> [The exercise]
Retype the data that follows line by line, exactly, and leave its pictures out.
== Material
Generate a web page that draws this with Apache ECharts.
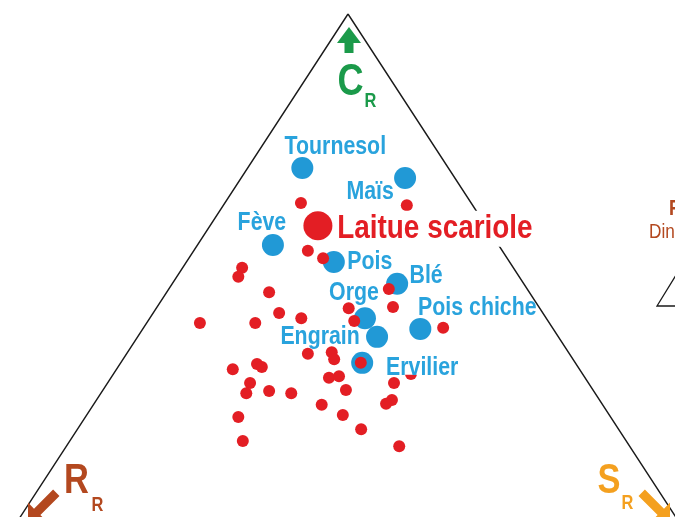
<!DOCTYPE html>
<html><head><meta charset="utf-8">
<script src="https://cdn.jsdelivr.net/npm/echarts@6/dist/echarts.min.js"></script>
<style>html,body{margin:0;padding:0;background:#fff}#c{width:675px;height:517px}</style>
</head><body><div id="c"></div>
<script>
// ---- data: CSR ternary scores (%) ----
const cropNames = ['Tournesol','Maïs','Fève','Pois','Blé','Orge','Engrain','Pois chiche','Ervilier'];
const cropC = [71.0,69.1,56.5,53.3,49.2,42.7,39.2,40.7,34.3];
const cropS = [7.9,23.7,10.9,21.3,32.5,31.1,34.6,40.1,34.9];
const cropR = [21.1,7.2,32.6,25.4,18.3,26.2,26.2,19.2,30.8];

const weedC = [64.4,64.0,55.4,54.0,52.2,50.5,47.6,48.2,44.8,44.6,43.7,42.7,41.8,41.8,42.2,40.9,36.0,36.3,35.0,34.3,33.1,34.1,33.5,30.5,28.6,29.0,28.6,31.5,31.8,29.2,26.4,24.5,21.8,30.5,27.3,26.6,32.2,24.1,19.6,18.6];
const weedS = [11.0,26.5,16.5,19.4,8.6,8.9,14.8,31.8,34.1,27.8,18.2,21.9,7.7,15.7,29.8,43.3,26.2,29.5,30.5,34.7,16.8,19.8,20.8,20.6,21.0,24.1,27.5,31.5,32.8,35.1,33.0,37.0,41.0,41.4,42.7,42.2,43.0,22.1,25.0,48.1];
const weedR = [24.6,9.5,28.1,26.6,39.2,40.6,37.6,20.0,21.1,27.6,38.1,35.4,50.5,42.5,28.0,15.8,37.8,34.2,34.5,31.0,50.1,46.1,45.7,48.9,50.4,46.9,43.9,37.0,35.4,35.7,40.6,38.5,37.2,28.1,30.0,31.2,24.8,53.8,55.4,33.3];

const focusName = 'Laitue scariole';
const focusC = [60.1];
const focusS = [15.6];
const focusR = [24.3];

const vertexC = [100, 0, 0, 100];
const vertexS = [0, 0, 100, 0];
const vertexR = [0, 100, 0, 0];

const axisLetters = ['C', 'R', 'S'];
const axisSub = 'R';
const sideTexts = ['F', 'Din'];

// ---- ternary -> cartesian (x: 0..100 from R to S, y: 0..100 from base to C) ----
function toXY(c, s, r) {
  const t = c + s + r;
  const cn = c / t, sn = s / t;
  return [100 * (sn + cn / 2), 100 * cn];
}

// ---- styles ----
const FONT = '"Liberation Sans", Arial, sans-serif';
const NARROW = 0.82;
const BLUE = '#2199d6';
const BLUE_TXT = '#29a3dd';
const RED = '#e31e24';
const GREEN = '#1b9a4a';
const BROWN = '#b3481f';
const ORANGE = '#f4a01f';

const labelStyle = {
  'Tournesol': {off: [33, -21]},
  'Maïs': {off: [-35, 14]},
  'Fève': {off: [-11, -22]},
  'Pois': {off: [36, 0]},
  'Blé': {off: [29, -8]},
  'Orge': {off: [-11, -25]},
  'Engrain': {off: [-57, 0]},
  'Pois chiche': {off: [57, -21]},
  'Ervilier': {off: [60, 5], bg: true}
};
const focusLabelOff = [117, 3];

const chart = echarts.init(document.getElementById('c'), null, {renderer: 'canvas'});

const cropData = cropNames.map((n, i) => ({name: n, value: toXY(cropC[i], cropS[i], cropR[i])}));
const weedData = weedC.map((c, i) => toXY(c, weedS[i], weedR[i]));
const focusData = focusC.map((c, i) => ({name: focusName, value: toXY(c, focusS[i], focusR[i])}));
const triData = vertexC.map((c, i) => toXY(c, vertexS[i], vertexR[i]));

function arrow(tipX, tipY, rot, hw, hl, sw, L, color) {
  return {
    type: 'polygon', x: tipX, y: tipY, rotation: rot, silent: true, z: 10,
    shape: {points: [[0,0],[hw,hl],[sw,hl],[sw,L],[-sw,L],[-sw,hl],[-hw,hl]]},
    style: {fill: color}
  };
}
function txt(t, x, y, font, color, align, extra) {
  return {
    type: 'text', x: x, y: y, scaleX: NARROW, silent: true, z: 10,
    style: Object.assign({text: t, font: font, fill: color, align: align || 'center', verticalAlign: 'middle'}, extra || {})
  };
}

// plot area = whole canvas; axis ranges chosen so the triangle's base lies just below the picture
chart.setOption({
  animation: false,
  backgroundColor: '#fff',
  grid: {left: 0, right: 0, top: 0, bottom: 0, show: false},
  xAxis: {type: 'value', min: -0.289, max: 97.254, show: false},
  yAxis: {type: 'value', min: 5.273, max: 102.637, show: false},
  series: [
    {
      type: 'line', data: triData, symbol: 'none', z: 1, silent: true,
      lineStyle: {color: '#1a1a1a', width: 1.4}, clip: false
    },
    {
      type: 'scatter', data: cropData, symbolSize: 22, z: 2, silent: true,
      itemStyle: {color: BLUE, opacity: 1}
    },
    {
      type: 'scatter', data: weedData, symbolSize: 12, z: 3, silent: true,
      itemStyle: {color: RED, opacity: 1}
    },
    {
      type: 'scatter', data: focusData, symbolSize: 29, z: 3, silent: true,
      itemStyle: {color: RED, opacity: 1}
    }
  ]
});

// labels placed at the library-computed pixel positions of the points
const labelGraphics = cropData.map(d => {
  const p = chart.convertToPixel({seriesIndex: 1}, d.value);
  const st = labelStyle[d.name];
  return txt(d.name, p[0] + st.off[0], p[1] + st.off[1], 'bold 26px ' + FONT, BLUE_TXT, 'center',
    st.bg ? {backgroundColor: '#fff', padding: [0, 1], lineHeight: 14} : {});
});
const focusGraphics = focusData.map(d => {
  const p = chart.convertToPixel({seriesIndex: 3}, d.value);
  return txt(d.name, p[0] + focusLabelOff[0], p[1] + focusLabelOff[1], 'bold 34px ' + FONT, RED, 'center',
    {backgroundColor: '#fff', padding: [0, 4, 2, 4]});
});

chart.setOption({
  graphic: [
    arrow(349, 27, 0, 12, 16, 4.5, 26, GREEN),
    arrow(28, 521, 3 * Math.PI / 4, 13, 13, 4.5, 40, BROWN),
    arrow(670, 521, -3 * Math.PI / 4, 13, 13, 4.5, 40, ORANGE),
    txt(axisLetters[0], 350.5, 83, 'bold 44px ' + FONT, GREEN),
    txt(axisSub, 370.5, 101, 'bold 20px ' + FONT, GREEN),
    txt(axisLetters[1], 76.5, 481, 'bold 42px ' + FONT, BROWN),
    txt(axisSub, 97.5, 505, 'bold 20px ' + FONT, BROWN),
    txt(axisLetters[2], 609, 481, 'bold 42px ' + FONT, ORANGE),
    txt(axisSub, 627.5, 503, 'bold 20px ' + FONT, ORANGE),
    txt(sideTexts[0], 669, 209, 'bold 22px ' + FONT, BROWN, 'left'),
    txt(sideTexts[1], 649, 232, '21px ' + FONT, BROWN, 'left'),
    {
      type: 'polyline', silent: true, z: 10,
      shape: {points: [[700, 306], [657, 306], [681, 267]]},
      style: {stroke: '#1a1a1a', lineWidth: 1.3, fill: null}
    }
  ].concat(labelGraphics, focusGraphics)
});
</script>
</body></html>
====
> [The reply]
Generate a web page that draws this with Apache ECharts.
<!DOCTYPE html>
<html><head><meta charset="utf-8">
<script src="https://cdn.jsdelivr.net/npm/echarts@6/dist/echarts.min.js"></script>
<style>html,body{margin:0;padding:0;background:#fff}#c{width:675px;height:517px}</style>
</head><body><div id="c"></div>
<script>
// ---- data: CSR ternary scores (%) ----
const cropNames = ['Tournesol','Maïs','Fève','Pois','Blé','Orge','Engrain','Pois chiche','Ervilier'];
const cropC = [71.0,69.1,56.5,53.3,49.2,42.7,39.2,40.7,34.3];
const cropS = [7.9,23.7,10.9,21.3,32.5,31.1,34.6,40.1,34.9];
const cropR = [21.1,7.2,32.6,25.4,18.3,26.2,26.2,19.2,30.8];

const weedC = [64.4,64.0,55.4,54.0,52.2,50.5,47.6,48.2,44.8,44.6,43.7,42.7,41.8,41.8,42.2,40.9,36.0,36.3,35.0,34.3,33.1,34.1,33.5,30.5,28.6,29.0,28.6,31.5,31.8,29.2,26.4,24.5,21.8,30.5,27.3,26.6,32.2,24.1,19.6,18.6];
const weedS = [11.0,26.5,16.5,19.4,8.6,8.9,14.8,31.8,34.1,27.8,18.2,21.9,7.7,15.7,29.8,43.3,26.2,29.5,30.5,34.7,16.8,19.8,20.8,20.6,21.0,24.1,27.5,31.5,32.8,35.1,33.0,37.0,41.0,41.4,42.7,42.2,43.0,22.1,25.0,48.1];
const weedR = [24.6,9.5,28.1,26.6,39.2,40.6,37.6,20.0,21.1,27.6,38.1,35.4,50.5,42.5,28.0,15.8,37.8,34.2,34.5,31.0,50.1,46.1,45.7,48.9,50.4,46.9,43.9,37.0,35.4,35.7,40.6,38.5,37.2,28.1,30.0,31.2,24.8,53.8,55.4,33.3];

const focusName = 'Laitue scariole';
const focusC = [60.1];
const focusS = [15.6];
const focusR = [24.3];

const vertexC = [100, 0, 0, 100];
const vertexS = [0, 0, 100, 0];
const vertexR = [0, 100, 0, 0];

const axisLetters = ['C', 'R', 'S'];
const axisSub = 'R';
const sideTexts = ['F', 'Din'];

// ---- ternary -> cartesian (x: 0..100 from R to S, y: 0..100 from base to C) ----
function toXY(c, s, r) {
  const t = c + s + r;
  const cn = c / t, sn = s / t;
  return [100 * (sn + cn / 2), 100 * cn];
}

// ---- styles ----
const FONT = '"Liberation Sans", Arial, sans-serif';
const NARROW = 0.82;
const BLUE = '#2199d6';
const BLUE_TXT = '#29a3dd';
const RED = '#e31e24';
const GREEN = '#1b9a4a';
const BROWN = '#b3481f';
const ORANGE = '#f4a01f';

const labelStyle = {
  'Tournesol': {off: [33, -21]},
  'Maïs': {off: [-35, 14]},
  'Fève': {off: [-11, -22]},
  'Pois': {off: [36, 0]},
  'Blé': {off: [29, -8]},
  'Orge': {off: [-11, -25]},
  'Engrain': {off: [-57, 0]},
  'Pois chiche': {off: [57, -21]},
  'Ervilier': {off: [60, 5], bg: true}
};
const focusLabelOff = [117, 3];

const chart = echarts.init(document.getElementById('c'), null, {renderer: 'canvas'});

const cropData = cropNames.map((n, i) => ({name: n, value: toXY(cropC[i], cropS[i], cropR[i])}));
const weedData = weedC.map((c, i) => toXY(c, weedS[i], weedR[i]));
const focusData = focusC.map((c, i) => ({name: focusName, value: toXY(c, focusS[i], focusR[i])}));
const triData = vertexC.map((c, i) => toXY(c, vertexS[i], vertexR[i]));

function arrow(tipX, tipY, rot, hw, hl, sw, L, color) {
  return {
    type: 'polygon', x: tipX, y: tipY, rotation: rot, silent: true, z: 10,
    shape: {points: [[0,0],[hw,hl],[sw,hl],[sw,L],[-sw,L],[-sw,hl],[-hw,hl]]},
    style: {fill: color}
  };
}
function txt(t, x, y, font, color, align, extra) {
  return {
    type: 'text', x: x, y: y, scaleX: NARROW, silent: true, z: 10,
    style: Object.assign({text: t, font: font, fill: color, align: align || 'center', verticalAlign: 'middle'}, extra || {})
  };
}

// plot area = whole canvas; axis ranges chosen so the triangle's base lies just below the picture
chart.setOption({
  animation: false,
  backgroundColor: '#fff',
  grid: {left: 0, right: 0, top: 0, bottom: 0, show: false},
  xAxis: {type: 'value', min: -0.289, max: 97.254, show: false},
  yAxis: {type: 'value', min: 5.273, max: 102.637, show: false},
  series: [
    {
      type: 'line', data: triData, symbol: 'none', z: 1, silent: true,
      lineStyle: {color: '#1a1a1a', width: 1.4}, clip: false
    },
    {
      type: 'scatter', data: cropData, symbolSize: 22, z: 2, silent: true,
      itemStyle: {color: BLUE, opacity: 1}
    },
    {
      type: 'scatter', data: weedData, symbolSize: 12, z: 3, silent: true,
      itemStyle: {color: RED, opacity: 1}
    },
    {
      type: 'scatter', data: focusData, symbolSize: 29, z: 3, silent: true,
      itemStyle: {color: RED, opacity: 1}
    }
  ]
});

// labels placed at the library-computed pixel positions of the points
const labelGraphics = cropData.map(d => {
  const p = chart.convertToPixel({seriesIndex: 1}, d.value);
  const st = labelStyle[d.name];
  return txt(d.name, p[0] + st.off[0], p[1] + st.off[1], 'bold 26px ' + FONT, BLUE_TXT, 'center',
    st.bg ? {backgroundColor: '#fff', padding: [0, 1], lineHeight: 14} : {});
});
const focusGraphics = focusData.map(d => {
  const p = chart.convertToPixel({seriesIndex: 3}, d.value);
  return txt(d.name, p[0] + focusLabelOff[0], p[1] + focusLabelOff[1], 'bold 34px ' + FONT, RED, 'center',
    {backgroundColor: '#fff', padding: [0, 4, 2, 4]});
});

chart.setOption({
  graphic: [
    arrow(349, 27, 0, 12, 16, 4.5, 26, GREEN),
    arrow(28, 521, 3 * Math.PI / 4, 13, 13, 4.5, 40, BROWN),
    arrow(670, 521, -3 * Math.PI / 4, 13, 13, 4.5, 40, ORANGE),
    txt(axisLetters[0], 350.5, 83, 'bold 44px ' + FONT, GREEN),
    txt(axisSub, 370.5, 101, 'bold 20px ' + FONT, GREEN),
    txt(axisLetters[1], 76.5, 481, 'bold 42px ' + FONT, BROWN),
    txt(axisSub, 97.5, 505, 'bold 20px ' + FONT, BROWN),
    txt(axisLetters[2], 609, 481, 'bold 42px ' + FONT, ORANGE),
    txt(axisSub, 627.5, 503, 'bold 20px ' + FONT, ORANGE),
    txt(sideTexts[0], 669, 209, 'bold 22px ' + FONT, BROWN, 'left'),
    txt(sideTexts[1], 649, 232, '21px ' + FONT, BROWN, 'left'),
    {
      type: 'polyline', silent: true, z: 10,
      shape: {points: [[700, 306], [657, 306], [681, 267]]},
      style: {stroke: '#1a1a1a', lineWidth: 1.3, fill: null}
    }
  ].concat(labelGraphics, focusGraphics)
});
</script>
</body></html>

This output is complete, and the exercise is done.